Sergeant Michael Miller was also placed on the "do not transfer" list, one of about a dozen officers put on there following an investigation of corruption allegations in Brooklyn South Narcotics. The notation sends him to the 120th Precinct in Staten Island.
Last month, Miller saved his own life during a struggle with a gunman by ingeniously sticking his finger into his assailant's gun barrel and forcing his thumb between the hammer and the firing pin. In other words, an officer who was transferred in the wake of one investigation was hailed as a hero a few years later.
Perhaps the most famous officer to be frozen in place by Kelly is Kenneth Boss, who was one of the four officers who shot and killed unarmed Guinean immigrant Amadou Diallo in 1999. For the past 13 years, Boss, who is still on the force, has been without his police-issued guns and assigned to nonenforcement duties.
Although Boss was acquitted of all charges in the Diallo case, Kelly refuses to rehabilitate him, which is understandable. Boss has sued twice to force the department to return him to full duty, but the lawsuits were dismissed each time.
And then there's Richard Neri, who shot and killed unarmed 19-year-old Timothy Stansbury in early 2004. Kelly suspended him for 30 days. Neri was placed on the "do not transfer" list and sent to the property clerk division, where he will presumably serve out his career but remain employed and likely receive a pension. The city paid $2 million to settle a lawsuit filed by Stansbury's family.
Another officer who made Kelly's "do not transfer" list is Alain Schaberger. According to the entry, Schaberger had been on modified assignment for some reason in the Manhattan South command. Kelly ordered him transferred from Manhattan South to the 84th Precinct in Brooklyn.
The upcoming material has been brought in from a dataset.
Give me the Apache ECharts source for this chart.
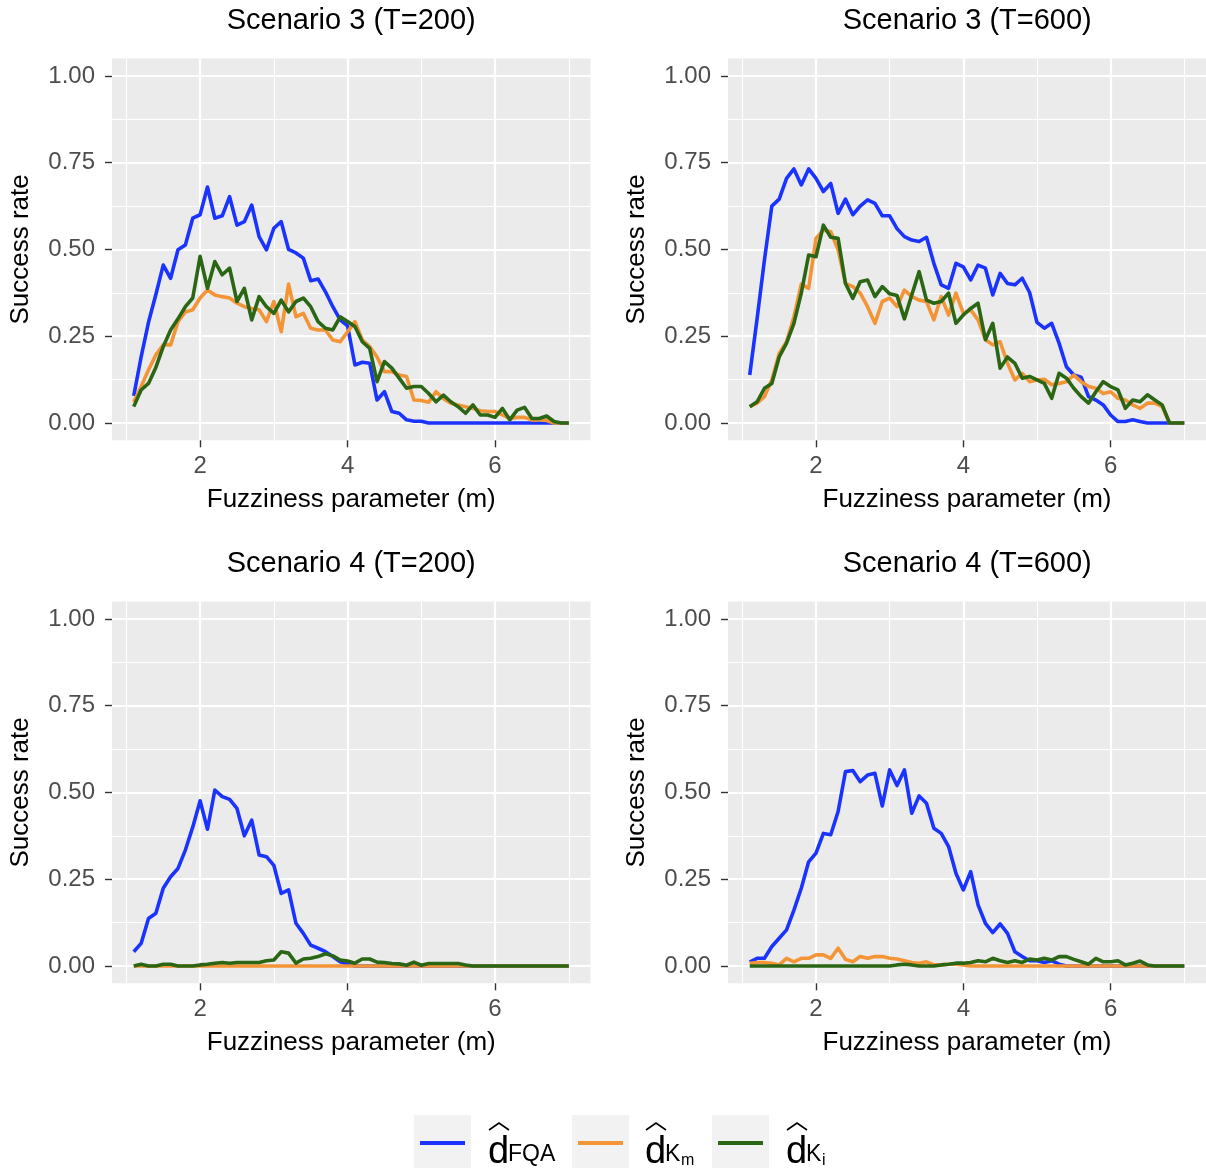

In March, as he was responding to a domestic-violence call in the 84th, Schaberger was pushed over a railing and struck his head, killing him. His funeral was attended by thousands of police officers, Commissioner Kelly, and Mayor Bloomberg, who referred to him as a "quiet, gentle soul." His commander called him a "true cop's cop."
Kelly, the list indicates, appears to use certain units as dumping grounds for cops on the outs, including VIPER, the property clerks division, and the auto yards.
VIPER is a unit assigned to city housing projects, where officers monitor closed-circuit video cameras and look for crimes in progress.
VIPER is used to officers who are accused of serious misconduct, but it is also used to marooned officers who have angered their superiors or committed minor transgressions. In those instances, the effect is to keep an officer, who could be contributing to the fight against crime, off the street. One cop spent three years in VIPER after he annoyed a senior department official by complaining about the conduct of a co-worker.